The newest private bank, Bandhan Bank, has also come on the firing line of RBI for not adhering to the stake reduction norms. Bandhan was among only two entities, the other being IDFC, that secured the banking license when many other big names had also applied few years ago. Bandhan's licensing agreement clearly stated that the Bandhan Financial Holdings, the holding company of the banking unit, was required to bring down its stake to 40 per cent of the paid up voting equity capital of the bank within three years of operations. That was to be done by August last year. When Bandhan failed to achieve it, the RBI had put two sets of penalties. It directed the bank to take prior approval from RBI for opening new branches. Secondly, the remuneration of CEO Chandra Shekhar Ghosh was also frozen. Since the levy of penalties, the bank has made some progress in reducing the stake. In January this year, the merger of Gruh Finance with Bandhan Bank got the approval. This merger has helped bring down the stake of holding company Bandhan Financial from 82 per cent to 61 per cent. Experts suggest that the promoters have to act well in advance to reduce the stake as closer to the deadline makes it all the more difficult to get a good deal from investors.

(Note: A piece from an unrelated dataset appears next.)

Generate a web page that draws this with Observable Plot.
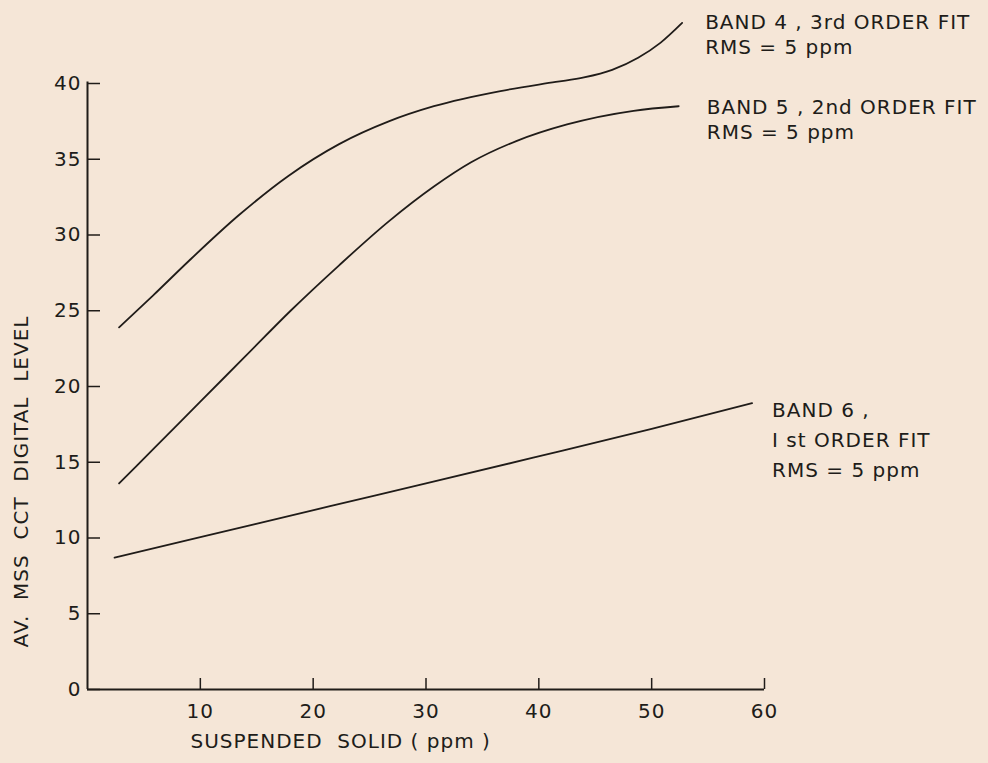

The new differentiated banks, especially SFBs, seek exemption in IPO norms from the RBI. But the RBI has made it very clear that they have to get listed in the market within three years of operations. In addition, SFBs will have to maintain a minimum of 40 per cent promoters' stake for a period of five years. But SFBs are dilly dallying. Of the three small finance banks listed on the bourses, two are actually holding companies. Equitas Financial Holdings and Ujjivan Financial Services are holding companies of their banking units. These listed entities have to list their banks in next two years. Similarly, there are 7-8 other SFBs that have to list their shares, but not much is heard from rest of the players.
The recent regulatory action of RBI clearly states that the RBI is in no mood to give any relaxation. But, the private bankers often cite examples of governance issues and accountability in banks such as ICICI Bank and Axis Bank where CEOs had to leave. Both these banks have a diversified holding and a very professional and independent board. "What is RBI trying to achieve when they have already capped the voting rights at 10 per cent?" asked a banker. There is also an anomaly in the sense that foreigners are allowed to own a higher stake in private banks. In fact, a day will come when institutional investors will call the shots at private banks. Expert suggest the banking is a highly regulated entities and the appointment, CEO compensation and mergers and acquisitions are all approved by the regulator.